Task description -
Without the pictures, set down the records below word for word.

Task inputs -

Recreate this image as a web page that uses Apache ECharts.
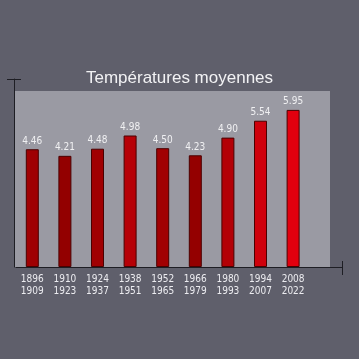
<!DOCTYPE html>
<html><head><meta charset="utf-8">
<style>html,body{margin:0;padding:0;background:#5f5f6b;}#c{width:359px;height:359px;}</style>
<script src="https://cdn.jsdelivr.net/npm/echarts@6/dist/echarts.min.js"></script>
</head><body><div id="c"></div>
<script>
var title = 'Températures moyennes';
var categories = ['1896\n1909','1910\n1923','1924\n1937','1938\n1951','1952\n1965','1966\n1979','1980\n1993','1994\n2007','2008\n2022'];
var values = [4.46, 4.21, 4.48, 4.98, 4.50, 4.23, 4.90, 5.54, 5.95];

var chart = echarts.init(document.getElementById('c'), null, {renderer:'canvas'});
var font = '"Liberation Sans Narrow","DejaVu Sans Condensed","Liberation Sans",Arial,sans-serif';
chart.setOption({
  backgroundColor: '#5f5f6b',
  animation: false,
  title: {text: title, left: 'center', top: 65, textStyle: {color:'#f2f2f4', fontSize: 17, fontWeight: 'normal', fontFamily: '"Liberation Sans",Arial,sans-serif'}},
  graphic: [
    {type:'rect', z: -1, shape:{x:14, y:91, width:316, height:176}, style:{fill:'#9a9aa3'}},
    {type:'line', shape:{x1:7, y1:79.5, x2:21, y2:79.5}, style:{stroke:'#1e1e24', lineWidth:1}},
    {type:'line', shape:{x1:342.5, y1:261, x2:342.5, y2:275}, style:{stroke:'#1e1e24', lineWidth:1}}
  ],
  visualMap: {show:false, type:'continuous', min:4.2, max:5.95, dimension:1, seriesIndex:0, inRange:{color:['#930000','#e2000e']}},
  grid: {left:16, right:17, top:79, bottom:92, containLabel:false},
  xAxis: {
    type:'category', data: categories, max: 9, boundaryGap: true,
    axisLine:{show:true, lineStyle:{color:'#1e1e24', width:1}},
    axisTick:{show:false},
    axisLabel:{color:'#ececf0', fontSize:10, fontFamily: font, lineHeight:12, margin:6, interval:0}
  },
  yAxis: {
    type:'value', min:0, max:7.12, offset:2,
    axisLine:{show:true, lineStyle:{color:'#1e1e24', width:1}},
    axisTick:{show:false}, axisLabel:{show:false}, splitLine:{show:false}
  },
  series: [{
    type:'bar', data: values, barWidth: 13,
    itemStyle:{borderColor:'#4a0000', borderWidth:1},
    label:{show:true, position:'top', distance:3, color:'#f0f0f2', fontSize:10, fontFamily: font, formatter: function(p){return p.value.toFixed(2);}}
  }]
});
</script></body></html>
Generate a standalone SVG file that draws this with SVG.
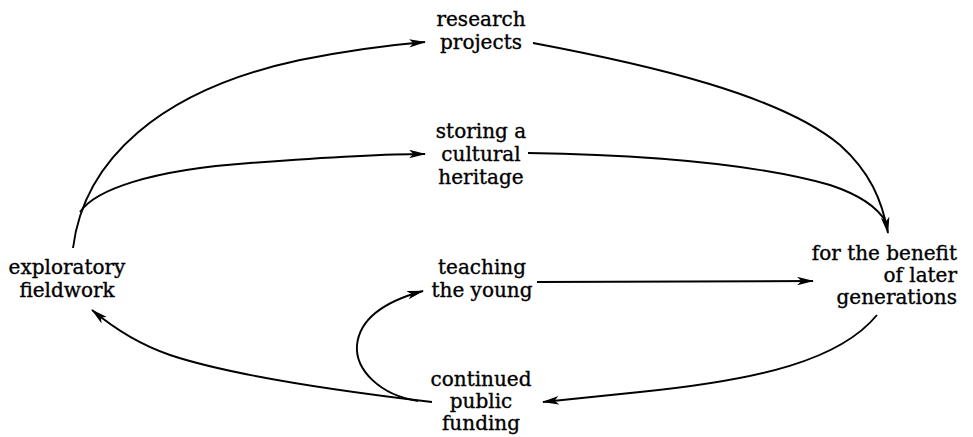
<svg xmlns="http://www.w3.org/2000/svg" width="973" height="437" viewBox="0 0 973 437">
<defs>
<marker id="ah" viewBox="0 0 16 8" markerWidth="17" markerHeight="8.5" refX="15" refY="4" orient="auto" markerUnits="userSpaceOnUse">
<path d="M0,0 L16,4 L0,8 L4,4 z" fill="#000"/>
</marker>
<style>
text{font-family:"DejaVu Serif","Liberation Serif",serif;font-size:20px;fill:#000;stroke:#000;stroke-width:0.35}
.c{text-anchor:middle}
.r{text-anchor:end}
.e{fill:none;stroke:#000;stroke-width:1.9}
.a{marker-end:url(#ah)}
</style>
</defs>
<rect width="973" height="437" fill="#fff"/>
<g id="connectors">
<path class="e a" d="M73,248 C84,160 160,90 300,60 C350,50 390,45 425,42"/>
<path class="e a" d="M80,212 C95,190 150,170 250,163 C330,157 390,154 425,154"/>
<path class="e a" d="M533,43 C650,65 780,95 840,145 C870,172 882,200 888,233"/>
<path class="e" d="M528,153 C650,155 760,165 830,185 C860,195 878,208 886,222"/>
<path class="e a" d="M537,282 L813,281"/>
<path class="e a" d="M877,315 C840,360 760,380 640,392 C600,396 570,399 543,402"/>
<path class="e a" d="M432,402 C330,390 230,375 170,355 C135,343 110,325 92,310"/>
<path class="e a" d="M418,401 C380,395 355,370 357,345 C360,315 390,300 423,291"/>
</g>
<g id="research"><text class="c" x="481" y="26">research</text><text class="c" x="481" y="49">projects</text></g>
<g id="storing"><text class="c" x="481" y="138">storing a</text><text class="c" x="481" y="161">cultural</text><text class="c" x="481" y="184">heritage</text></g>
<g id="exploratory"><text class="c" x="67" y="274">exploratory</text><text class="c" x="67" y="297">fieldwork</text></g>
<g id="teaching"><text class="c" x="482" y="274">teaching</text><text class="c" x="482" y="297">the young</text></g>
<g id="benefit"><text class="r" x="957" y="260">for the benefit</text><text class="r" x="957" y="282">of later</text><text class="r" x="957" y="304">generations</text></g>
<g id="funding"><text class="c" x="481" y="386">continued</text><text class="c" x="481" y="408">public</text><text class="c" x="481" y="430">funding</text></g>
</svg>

Correct result -
Recreate this image as a web page that uses Apache ECharts.
<!DOCTYPE html>
<html><head><meta charset="utf-8">
<style>html,body{margin:0;padding:0;background:#5f5f6b;}#c{width:359px;height:359px;}</style>
<script src="https://cdn.jsdelivr.net/npm/echarts@6/dist/echarts.min.js"></script>
</head><body><div id="c"></div>
<script>
var title = 'Températures moyennes';
var categories = ['1896\n1909','1910\n1923','1924\n1937','1938\n1951','1952\n1965','1966\n1979','1980\n1993','1994\n2007','2008\n2022'];
var values = [4.46, 4.21, 4.48, 4.98, 4.50, 4.23, 4.90, 5.54, 5.95];

var chart = echarts.init(document.getElementById('c'), null, {renderer:'canvas'});
var font = '"Liberation Sans Narrow","DejaVu Sans Condensed","Liberation Sans",Arial,sans-serif';
chart.setOption({
  backgroundColor: '#5f5f6b',
  animation: false,
  title: {text: title, left: 'center', top: 65, textStyle: {color:'#f2f2f4', fontSize: 17, fontWeight: 'normal', fontFamily: '"Liberation Sans",Arial,sans-serif'}},
  graphic: [
    {type:'rect', z: -1, shape:{x:14, y:91, width:316, height:176}, style:{fill:'#9a9aa3'}},
    {type:'line', shape:{x1:7, y1:79.5, x2:21, y2:79.5}, style:{stroke:'#1e1e24', lineWidth:1}},
    {type:'line', shape:{x1:342.5, y1:261, x2:342.5, y2:275}, style:{stroke:'#1e1e24', lineWidth:1}}
  ],
  visualMap: {show:false, type:'continuous', min:4.2, max:5.95, dimension:1, seriesIndex:0, inRange:{color:['#930000','#e2000e']}},
  grid: {left:16, right:17, top:79, bottom:92, containLabel:false},
  xAxis: {
    type:'category', data: categories, max: 9, boundaryGap: true,
    axisLine:{show:true, lineStyle:{color:'#1e1e24', width:1}},
    axisTick:{show:false},
    axisLabel:{color:'#ececf0', fontSize:10, fontFamily: font, lineHeight:12, margin:6, interval:0}
  },
  yAxis: {
    type:'value', min:0, max:7.12, offset:2,
    axisLine:{show:true, lineStyle:{color:'#1e1e24', width:1}},
    axisTick:{show:false}, axisLabel:{show:false}, splitLine:{show:false}
  },
  series: [{
    type:'bar', data: values, barWidth: 13,
    itemStyle:{borderColor:'#4a0000', borderWidth:1},
    label:{show:true, position:'top', distance:3, color:'#f0f0f2', fontSize:10, fontFamily: font, formatter: function(p){return p.value.toFixed(2);}}
  }]
});
</script></body></html>
Generate a standalone SVG file that draws this with SVG.
<svg xmlns="http://www.w3.org/2000/svg" width="973" height="437" viewBox="0 0 973 437">
<defs>
<marker id="ah" viewBox="0 0 16 8" markerWidth="17" markerHeight="8.5" refX="15" refY="4" orient="auto" markerUnits="userSpaceOnUse">
<path d="M0,0 L16,4 L0,8 L4,4 z" fill="#000"/>
</marker>
<style>
text{font-family:"DejaVu Serif","Liberation Serif",serif;font-size:20px;fill:#000;stroke:#000;stroke-width:0.35}
.c{text-anchor:middle}
.r{text-anchor:end}
.e{fill:none;stroke:#000;stroke-width:1.9}
.a{marker-end:url(#ah)}
</style>
</defs>
<rect width="973" height="437" fill="#fff"/>
<g id="connectors">
<path class="e a" d="M73,248 C84,160 160,90 300,60 C350,50 390,45 425,42"/>
<path class="e a" d="M80,212 C95,190 150,170 250,163 C330,157 390,154 425,154"/>
<path class="e a" d="M533,43 C650,65 780,95 840,145 C870,172 882,200 888,233"/>
<path class="e" d="M528,153 C650,155 760,165 830,185 C860,195 878,208 886,222"/>
<path class="e a" d="M537,282 L813,281"/>
<path class="e a" d="M877,315 C840,360 760,380 640,392 C600,396 570,399 543,402"/>
<path class="e a" d="M432,402 C330,390 230,375 170,355 C135,343 110,325 92,310"/>
<path class="e a" d="M418,401 C380,395 355,370 357,345 C360,315 390,300 423,291"/>
</g>
<g id="research"><text class="c" x="481" y="26">research</text><text class="c" x="481" y="49">projects</text></g>
<g id="storing"><text class="c" x="481" y="138">storing a</text><text class="c" x="481" y="161">cultural</text><text class="c" x="481" y="184">heritage</text></g>
<g id="exploratory"><text class="c" x="67" y="274">exploratory</text><text class="c" x="67" y="297">fieldwork</text></g>
<g id="teaching"><text class="c" x="482" y="274">teaching</text><text class="c" x="482" y="297">the young</text></g>
<g id="benefit"><text class="r" x="957" y="260">for the benefit</text><text class="r" x="957" y="282">of later</text><text class="r" x="957" y="304">generations</text></g>
<g id="funding"><text class="c" x="481" y="386">continued</text><text class="c" x="481" y="408">public</text><text class="c" x="481" y="430">funding</text></g>
</svg>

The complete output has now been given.